Publisher's Weekly blurb: In this comic mystery set in 1915 and based on actual events, Constance Kopp, the first female deputy sheriff in Bergen County, N.J., is still packing a pistol and an attitude after her first crime-fighting adventures in Girl Waits with Gun. Stewart’s second volume in her Kopp Sisters Series is a clever, suspenseful, and funny tale of a formidable woman facing crime, politics, social stigma, all while nailing evildoers. Constance has proved to be a capable deputy in a male-dominated profession, but her new career is in jeopardy when a prisoner she is guarding—Baron von Matthesius, a sneaky, dangerous con man facing undisclosed but serious charges—escapes her custody. She is demoted to jail matron, but when the scandal threatens the sheriff and his family, she vows to catch the baron, save the sheriff’s job, and redeem her own reputation. Across Bergen and Passaic Counties and into New York City, Constance investigates the baron’s past, known associates, and recent activities, asking questions nobody else asks and following leads other cops overlook. As she pursues the baron and his accomplices, she also becomes involved in a curious murder and a stolen property case. Her sisters provide comic relief, Norma with her carrier-pigeon hobby and Fleurette with her acting classes and dreams of Broadway. Fans of the first Kopp Sisters novel will find another treat in this follow-up.

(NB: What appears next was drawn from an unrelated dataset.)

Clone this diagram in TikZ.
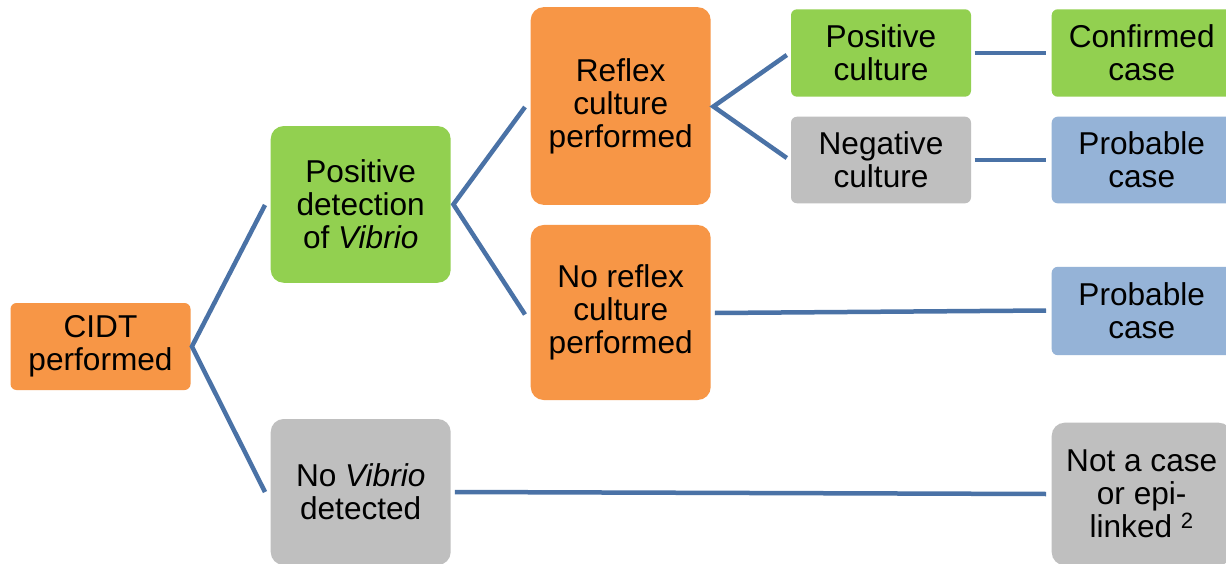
\documentclass[tikz,border=0pt]{standalone}
\usepackage{fontspec}
\setmainfont{Liberation Sans}
\usetikzlibrary{calc}
\definecolor{cOrange}{HTML}{F79646}
\definecolor{cGreen}{HTML}{92D050}
\definecolor{cGray}{HTML}{BFBFBF}
\definecolor{cBlue}{HTML}{95B3D7}
\definecolor{cLine}{HTML}{4A72A6}
\tikzset{
  box/.style={rectangle, align=center, inner sep=0pt, minimum width=180pt,
    font=\fontsize{31.6}{33}\selectfont, text=black},
  smallr/.style={rounded corners=6pt},
  bigr/.style={rounded corners=13pt},
  link/.style={draw=cLine, line width=4.5pt},
}
\begin{document}
\begin{tikzpicture}[x=1pt,y=-1pt]
\useasboundingbox (0,0) rectangle (1226,564);
\clip (0,0) rectangle (1226,564);
\fill[white] (0,0) rectangle (1226,564);

\node[box, smallr, fill=cOrange, minimum height=87pt] (cidt) at (100.5,346.5) {CIDT\\performed};
\node[box, bigr, fill=cGreen, minimum height=156.7pt] (posdet) at (360.7,204.4) {Positive\\detection\\of \textit{Vibrio}};
\node[box, bigr, fill=cGray, minimum height=146pt] (novib) at (360.7,492) {No \textit{Vibrio}\\detected};
\node[box, bigr, fill=cOrange, minimum height=197.7pt] (reflex) at (620.7,106) {Reflex\\culture\\performed};
\node[box, bigr, fill=cOrange, minimum height=175pt] (noreflex) at (620.7,312.5) {No reflex\\culture\\performed};
\node[box, smallr, fill=cGreen, minimum height=87.4pt] (poscult) at (881,53) {Positive\\culture};
\node[box, smallr, fill=cGray, minimum height=86.6pt] (negcult) at (881,160) {Negative\\culture};
\node[box, smallr, fill=cGreen, minimum height=87.4pt] (confirmed) at (1141.7,53) {Confirmed\\case};
\node[box, smallr, fill=cBlue, minimum height=86.6pt] (prob1) at (1141.7,160) {Probable\\case};
\node[box, smallr, fill=cBlue, minimum height=88.3pt] (prob2) at (1141.7,311) {Probable\\case};
\node[box, bigr, fill=cGray, minimum height=142.6pt] (notcase) at (1141.7,494) {Not a case\\or epi-\\linked \textsuperscript{2}};

\draw[link] ($(posdet.west)+(-5.5,0.6)$) -- ($(cidt.east)+(1.2,0)$) -- ($(novib.west)+(-5.5,0)$);
\draw[link] ($(reflex.west)+(-5.5,1)$) -- ($(posdet.east)+(2.5,0)$) -- ($(noreflex.west)+(-5.5,2)$);
\draw[link] ($(poscult.west)+(-4,2)$) -- ($(reflex.east)+(2.5,0.5)$) -- ($(negcult.west)+(-4,-2)$);
\draw[link] ($(poscult.east)+(3.5,0)$) -- ($(confirmed.west)+(-5.5,0)$);
\draw[link] ($(negcult.east)+(3.5,0)$) -- ($(prob1.west)+(-5.5,0)$);
\draw[link] ($(noreflex.east)+(4,0.5)$) -- ($(prob2.west)+(-5.5,-0.5)$);
\draw[link] ($(novib.east)+(4,0)$) -- ($(notcase.west)+(-5.5,0)$);
\end{tikzpicture}
\end{document}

Constance reminded me of Sherlock Holmes in this novel, with her dogged determination to bring in the Baron, who was very Moriarty-like. There was plenty of action and lots of surprises along the way, but I was still flumoxed as to why her sisters can't seem to get it together enough to go out into the world and get jobs to help preserve the farm. Norma spends all her time with a ridiculous hobby, working with carrier pigeons to send messages to other pigeon enthusiasts. Fleurette, who is really Constance's illegitimate child, is a teenager with a head full of fantasy who wants to be a star of stage and screen. The fact that Constance indulges them and takes on the mantle of her mother in shielding them from real life and its consequences is sweet, but unrealistic for this most pragmatic of characters. I don't see how she can continue to do so, either, as Fleurette is now in her late teens and will soon be awash in suitors. To keep her so child like doesn't really help any of them, and will likely end in tragedy. Still, the prose is solid and sturdy, and the plot moves along at a measured pace. I think this sequel deserves an A, and a recommendation to anyone who has read and enjoyed the first novel in the series.